There are a lot of tired arguments out there.
I just finished watching another preacher try to explain why John 9 (which is about Jesus healing the man born blind) couldn’t possibly be about what it says, “that the works of God might be displayed in him (John 9:3).” We know it couldn’t mean that, this preacher asserted, because we know that God is love and a loving God would never subject someone to years of blindness.
That would be a mean thing to do to that blind man, said this preacher. So, rather than try to understand it, we’ll work really hard to turn that passage into a pretzel to mean something else.
It is so tiresome, this desire to turn passages into something else rather than consider God’s word.
Just for the sake of argument, I decided to give this one to him. Let John 9 mean something else entirely.
But then what do we do with all the other places where God asserts his sovereignty over things we might consider to be ‘bad’?
I didn’t have to dig; I used my readings my One-Year Tract Reading Plan for July 4, from Psalm 135:5-12. The emphases in bold are mine:
For I know that the Lord is great, and that our Lord is above all gods.
Whatever the Lord pleases, he does, in heaven and on earth, in the seas and all deeps.
He it is who makes the clouds rise at the end of the earth, who makes lightnings for the rain and brings forth the wind from his storehouses.
He it was who struck down the firstborn of Egypt, both of man and of beast;
who in your midst, O Egypt, sent signs and wonders against Pharaoh and all his servants;
who struck down many nations and killed mighty kings,
Sihon, king of the Amorites, and Og, king of Bashan, and all the kingdoms of Canaan,
and gave their land as a heritage, a heritage to his people Israel.
The Bible returns again and again to this theme: God is sovereign and free to do whatever he pleases. I’m glad that John 9:3 actually means what it says it means, without the need to make God into something that he is not. If you want to hear a proper sermon on this passage, Born Blind for the Glory of God is a good place to start!
And I have this image in my head that this man born blind, rather than accusing God of being mean to him, has spent the last two millenia praising God for granting him spiritual eyes to see and enjoy Jesus forever! And not only that, his story is part of the story of Jesus!
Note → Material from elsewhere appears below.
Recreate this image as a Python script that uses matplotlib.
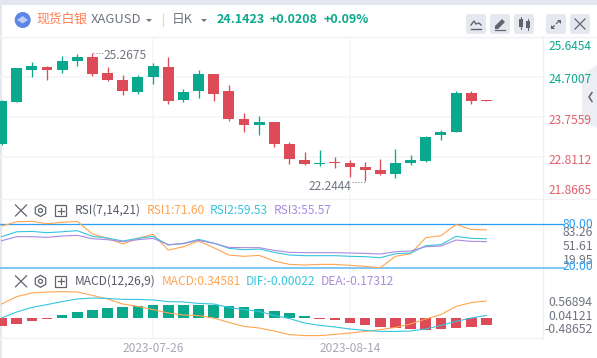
import matplotlib
matplotlib.use("Agg")
import matplotlib.pyplot as plt
from matplotlib.patches import Rectangle, FancyBboxPatch, Circle, Polygon, RegularPolygon

plt.rcParams['font.family'] = ['Noto Sans CJK SC', 'DejaVu Sans']

# ---------- data ----------
opens = [23.13,24.12,24.87,24.94,24.87,25.09,25.18,24.80,24.64,24.35,24.71,24.94,24.17,24.38,24.78,24.38,23.72,
         23.57,23.65,23.13,22.75,22.65,22.70,22.68,22.58,22.51,22.42,22.68,22.73,23.34,23.41,24.33,24.16]
closes = [24.14,24.92,24.97,24.87,25.09,25.18,24.78,24.64,24.38,24.71,24.97,24.14,24.35,24.78,24.31,23.72,23.57,
          23.65,23.13,22.77,22.65,22.68,22.68,22.58,22.51,22.42,22.68,22.75,23.29,23.41,24.33,24.14,24.1423]
highs = [24.16,24.92,25.06,24.97,25.20,25.25,25.2675,24.94,24.76,24.76,25.04,25.18,24.42,24.87,24.78,24.52,23.86,
         23.79,23.65,23.17,22.94,22.98,22.82,22.75,22.70,22.77,23.01,22.87,23.31,23.46,24.38,24.38,24.16]
lows = [23.10,24.12,24.71,24.64,24.80,24.97,24.73,24.61,24.28,24.31,24.54,24.07,24.12,24.21,24.14,23.68,23.41,
        23.34,23.05,22.65,22.63,22.61,22.56,22.35,22.2444,22.39,22.32,22.63,22.70,23.22,23.41,24.07,24.1423]
rsi1 = [76.8,82.6,83.26,80,81.8,83.2,65.9,60,52.3,60,65.5,44,48.6,56.4,47.3,37.3,35.5,36.8,29,24.5,23.6,24.5,
        24.5,23.2,21.8,19.95,35.5,39,61,63.6,79,72.3,71.6]
rsi2 = [62.3,69,69.5,67.7,69,70.5,62.7,60.5,56.4,60,62.7,50.9,53.2,58.6,53.6,46.4,44.5,45.5,40.9,37.3,36.4,36.4,
        36.4,35.5,35,33.6,39,40,50,51.4,62.7,60,59.53]
rsi3 = [56.8,62.3,62.3,61.4,63.2,64.1,59.5,58.2,55.5,58.2,60,51.4,52.7,57.3,53.2,47.7,47.3,47.3,43.6,40.9,40.5,
        40.5,40.5,40,39.5,38.6,41.8,42.7,48.6,49.5,57.7,55.9,55.57]
macd_orange = [.70,1.07,1.25,1.30,1.32,1.30,1.13,.95,.70,.58,.42,.25,.15,.12,0,-.22,-.42,-.50,-.65,-.83,-.88,-.88,
               -.82,-.75,-.67,-.58,-.47,-.30,-.05,.17,.58,.77,.85]
macd_cyan = [0,.30,.53,.67,.82,.95,1.0,.98,.93,.93,.90,.82,.80,.73,.70,.53,.42,.33,.13,-.03,-.25,-.37,-.45,-.55,
             -.62,-.67,-.67,-.65,-.55,-.37,-.17,0,.13]
macd_hist = [-.38,-.30,-.15,-.05,.15,.30,.40,.50,.55,.60,.65,.65,.65,.65,.65,.60,.55,.45,.35,.25,.10,-.05,-.10,
             -.25,-.35,-.45,-.50,-.55,-.60,-.55,-.50,-.45,-.35]
price_ticks = [25.6454, 24.7007, 23.7559, 22.8112, 21.8665]
date_labels = ["2023-07-26", "2023-08-14"]
date_idx = [10, 23]

# ---------- styles ----------
W, H = 597, 358
GREEN, RED = '#0aa88c', '#dd4b58'
ORANGE, CYAN, PURPLE = '#ffa552', '#35c5dd', '#a98be0'
GRID, GREY, LGREY, BTN = '#f4f5f8', '#6f7480', '#a6a9b5', '#e6e8f0'
BLUE = '#2a9df4'
FS = 8.6

fig = plt.figure(figsize=(W / 100, H / 100), dpi=100, facecolor='white')

def box(top, bottom, left=0, right=542.7):
    return [left / W, 1 - bottom / H, (right - left) / W, (bottom - top) / H]

bg = fig.add_axes([0, 0, 1, 1], zorder=0)
bg.set_xlim(0, W); bg.set_ylim(H, 0); bg.axis('off')
over = fig.add_axes([0, 0, 1, 1], zorder=5)
over.set_xlim(0, W); over.set_ylim(H, 0); over.axis('off'); over.patch.set_alpha(0)

XLIM = (-0.1056, 35.72)
xs = list(range(len(opens)))

def panel(top, bottom, ylim):
    ax = fig.add_axes(box(top, bottom), zorder=2)
    ax.patch.set_alpha(0)
    ax.set_xlim(*XLIM); ax.set_ylim(*ylim)
    ax.set_xticks(date_idx)
    ax.tick_params(length=0, labelbottom=False, labelleft=False)
    ax.set_yticks([])
    for s in ax.spines.values():
        s.set_visible(False)
    ax.grid(True, axis='x', color=GRID, lw=1.1, zorder=0)
    ax.set_axisbelow(True)
    return ax

# ---------- chrome background ----------
bg.add_patch(Rectangle((0, 0), W, 5, color='#e3e6ef', lw=0))
bg.add_patch(Rectangle((0, 0), 1.5, H, color='#e6e8f0', lw=0))
for y, x1 in [(36.5, 597), (199, 597), (338, 543)]:
    bg.plot([0, x1], [y, y], color='#f1f2f6', lw=1)
bg.plot([542.7, 542.7], [36, 338], color='#eff0f4', lw=1)

# ---------- price panel ----------
ax = panel(37, 199, (21.8264, 25.6525))
ax.set_yticks(price_ticks[1:4])
ax.grid(True, axis='y', color=GRID, lw=1.1, zorder=0)
cols = [GREEN if c >= o else RED for o, c in zip(opens, closes)]
ax.vlines(xs, lows, highs, colors=cols, lw=0.95, zorder=3)
ax.bar(xs, [max(abs(c - o), 0.012) for o, c in zip(opens, closes)],
       bottom=[min(o, c) for o, c in zip(opens, closes)], width=0.72, color=cols, lw=0, zorder=4)

# ---------- RSI panel ----------
rx = panel(199, 269, (18.2, 113.7))
rx.axhline(80, xmax=1.0387, color=BLUE, lw=0.9, clip_on=False)
rx.axhline(20, xmax=1.0387, color='#5cb8f5', lw=1.1, clip_on=False)
rx.plot(xs, rsi1, color=ORANGE, lw=0.8)
rx.plot(xs, rsi2, color=CYAN, lw=0.8)
rx.plot(xs, rsi3, color=PURPLE, lw=0.8)

# ---------- MACD panel ----------
mx = panel(269, 338, (-1.0, 2.45))
mx.bar(xs, macd_hist, width=0.70, color=[GREEN if v > 0 else RED for v in macd_hist], lw=0, zorder=3)
mx.plot(xs, macd_orange, color=ORANGE, lw=0.8, zorder=4)
mx.plot(xs, macd_cyan, color=CYAN, lw=0.8, zorder=4)

# ---------- text ----------
def T(x, y, s, c=GREY, ha='left', fs=FS, **k):
    over.text(x, y, s, color=c, ha=ha, va='center', fontsize=fs, **k)

# header
over.add_patch(Circle((22.7, 20), 8, color='#5b86e5', lw=0))
over.add_patch(Polygon([(17, 20), (22.7, 16), (28, 20), (22.7, 23.5)], color='#b9cdf5', lw=0))
T(36, 19.5, "现货白银", '#ff7d52', fs=9.2)
T(91, 19.5, "XAGUSD", GREY, fs=9.4)
over.add_patch(Polygon([(146, 19), (152, 19), (149, 22)], color=GREY, lw=0))
over.plot([162.5, 162.5], [14, 26], color='#d5d8e0', lw=0.8)
T(172, 19.5, "日K", GREY, fs=9.2)
over.add_patch(Polygon([(201, 19), (207, 19), (204, 22)], color=GREY, lw=0))
T(217, 19.5, "24.1423", GREEN, fs=9, fontweight='bold')
T(270, 19.5, "+0.0208", GREEN, fs=9, fontweight='bold')
T(323, 19.5, "+0.09%", GREEN, fs=9, fontweight='bold')

# buttons
for x0 in [466, 490, 514, 546, 570]:
    over.add_patch(FancyBboxPatch((x0 + 2, 16), 16, 16, boxstyle="round,pad=2,rounding_size=3", color=BTN, lw=0))
D = '#60646f'
over.plot([471, 481], [29, 29], color=D, lw=1)
over.plot([471, 474, 476, 479, 481], [25, 21, 24, 23, 25], color=D, lw=1)
over.add_patch(Polygon([(495, 29), (495, 26), (502, 19), (505, 22), (498, 29)], color=D, lw=0))
over.plot([495, 505], [29.5, 29.5], color=D, lw=0.9)
over.add_patch(Rectangle((519, 19), 4, 8, color=D, lw=0))
over.add_patch(Rectangle((526, 21), 4, 7, color=D, lw=0))
over.plot([521, 521], [17, 29], color=D, lw=0.7)
over.plot([528, 528], [19, 30], color=D, lw=0.7)
over.plot([552, 560], [28, 20], color=D, lw=0.9, ls=(0, (3, 1.6)))
over.add_patch(Polygon([(557, 20), (561, 20), (561, 24)], color=D, lw=0))
over.add_patch(Polygon([(551, 25), (551, 29), (555, 29)], color=D, lw=0))
over.plot([575, 585], [19, 29], color=D, lw=0.9)
over.plot([575, 585], [29, 19], color=D, lw=0.9)

# price axis labels
for y, v, c in zip([46, 79.3, 120.7, 160.7, 190], price_ticks, [GREEN, GREEN, '#e0606c', '#e0606c', '#e0606c']):
    T(591.3, y, f"{v:.4f}", c, ha='right')

# flap
over.add_patch(Polygon([(597, 65), (582, 75), (582, 122), (597, 128)], color='#e9ebf2', alpha=0.85, lw=0))
over.plot([592, 589, 592], [92.5, 97, 101.5], color=D, lw=1.1)

# extremes
T(104, 55.6, f"{max(highs):.4f}", GREY)
over.plot([93, 104], [52.5, 52.5], color=GREY, lw=0.7, ls=(0, (1, 2)))
T(309, 186, f"{min(lows):.4f}", GREY)
over.plot([352, 365], [181.5, 181.5], color=GREY, lw=0.7, ls=(0, (1, 2)))

# panel rows
for yc, title, items in [
    (210.5, "RSI(7,14,21)", [(147, "RSI1:71.60", ORANGE), (210, "RSI2:59.53", CYAN), (274, "RSI3:55.57", PURPLE)]),
    (281.3, "MACD(12,26,9)", [(162, "MACD:0.34581", ORANGE), (246, "DIF:-0.00022", CYAN), (321, "DEA:-0.17312", PURPLE)]),
]:
    over.plot([15.5, 26.5], [yc - 5.5, yc + 5.5], color=D, lw=0.9)
    over.plot([15.5, 26.5], [yc + 5.5, yc - 5.5], color=D, lw=0.9)
    over.add_patch(RegularPolygon((40.5, yc), 6, radius=6, fill=False, ec=D, lw=0.9))
    over.add_patch(Circle((40.5, yc), 2, fill=False, ec=D, lw=0.9))
    over.add_patch(Rectangle((55, yc - 5.5), 11, 11, fill=False, ec=D, lw=0.9))
    over.plot([57.5, 63.5], [yc, yc], color=D, lw=0.9)
    over.plot([60.5, 60.5], [yc - 3, yc + 3], color=D, lw=0.9)
    T(75, yc, title, '#555a66')
    for x, s, c in items:
        T(x, yc, s, c)

# RSI axis labels
T(593, 224, "80.00", BLUE, ha='right', fs=8.8)
T(593, 232.7, "83.26", GREY, ha='right', fs=8.8)
T(593, 246.7, "51.61", GREY, ha='right', fs=8.8)
T(593, 260.7, "19.95", GREY, ha='right', fs=8.8)
T(593, 266.7, "20.00", BLUE, ha='right', fs=8.8)
over.add_patch(Rectangle((545, 269), 52, 6, color='white', lw=0))

# MACD axis labels
T(592.3, 303, "0.56894", GREY, ha='right', fs=8.8)
T(592.3, 317, "0.04121", GREY, ha='right', fs=8.8)
T(592.3, 329.7, "-0.48652", GREY, ha='right', fs=8.8)

# dates
for i, s in zip(date_idx, date_labels):
    over.text(1.6 + 15.15 * i, 348, s, color=LGREY, ha='center', va='center', fontsize=FS)

fig.savefig("out.png", dpi=100)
Then on Monday I started reading The Good News We Almost Forgot: Rediscovering the Gospel in a 16th Century Catechism by Kevin DeYoung. In the foreword, I was surprised and delighted to find that Jerry Bridges deals with several problems when we assert that God is simply a God of love:
The second error in “my God is a God of love” is that it ignores the fact that God is also a God of justice and righteousness. It ignores the fact that the Bible says, “For the wrath of God is revealed from heaven against all ungodliness and unrighteousness of men” (Romans 1:18). Because it ignores the bad news of God’s righteous judgment, it fails to tells us the really good news that the God of love did indeed love us so much that He sent His Son to die for our sins (1 John 4:10, 1 Corinthians 15:1-3).
This is just one illustration of the bad theology abroad among Christians today. . . pp. 9-10
God has been doing that a lot for me lately. I’ll read something that is discouraging or hard, or, in this case, simply tired and wearying. And then he’ll give me multiple gifts – something from his word, a reminder of a helpful sermon, and a phrase from a new book or author that is very encouraging.
And that God, who is both entirely free and entirely sovereign, has said specific things about disability and his intentionality. I, for one, am grateful that God is so clear that he is the author of disability, for his glory and for my good.